Use of ionic liquids to minimize sodium induced internal diesel injector deposits (IDIDs)

Abstract

Trace amounts of dissolved sodium has been identified as one possible cause leading to the formation of internal diesel injector deposits (IDIDs) which prove problematic by reducing fuel efficiency in high pressure diesel injectors. We demonstrate the successful extraction of ppm levels of Na⁺ from a model diesel fuel. A range of ionic liquids (ILs) with a variety of cations and anions were examined for their effectiveness at different loadings of IL relative to the model diesel fuel. Results provide several clear trends with some exceptional capabilities of the ILs in the extractions.
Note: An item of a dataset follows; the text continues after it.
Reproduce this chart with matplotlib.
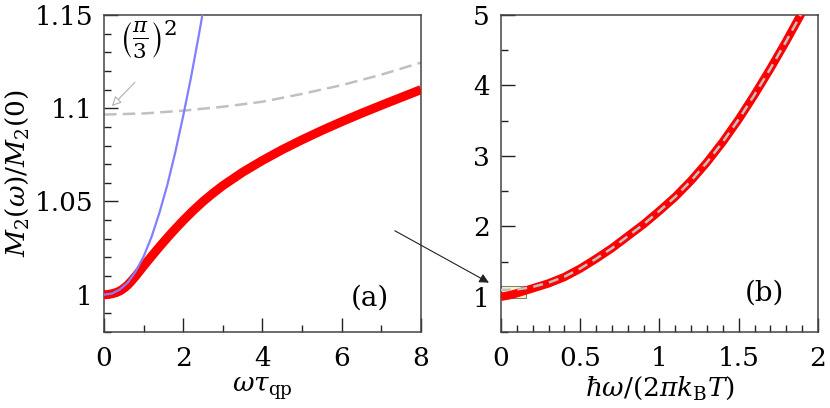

ILs are commonly referred to as ‘designer solvents’, due to the great degree of fine-tuning of physical and chemical properties afforded by modification of the constituent cation and anion. The tunable properties of the ILs ions allow the ‘design’ to meet the requirements for a particular target and here provide several potential candidates for the extraction of the ppm levels of sodium from diesel fuel. We report for the first time that ILs can extract up to 99.1% of Na⁺ from a model diesel fuel at a Na⁺ concentration of just 3 mg kg⁻¹ in the fuel; factors affecting the extent of extraction were investigated via correlation with experimental solvent descriptors. ²³Na NMR was used in the determination of donor number (DN), and Kamlet–Taft parameters were gathered for each IL providing information of possible hydrogen-bond acidity/basicity (α/β) and dipolarity/polarizability solvent strength (π*). In addition, the non-random two liquid model (NRTL) was applied to correlate the experimental extraction results and determine τ parameters for each of the ILs. We determined that the extraction is controlled strongly by the Lewis basicity of the IL which is directly related to the ability of the anion of the IL to complex Na⁺ and thereby remove it from the fuel. DN, τ parameters and β, in addition to interfacial tension and viscosity values, provide further information on the extraction mechanisms and predict performance, enabling chemical design of ILs that are ideal for fuel purification.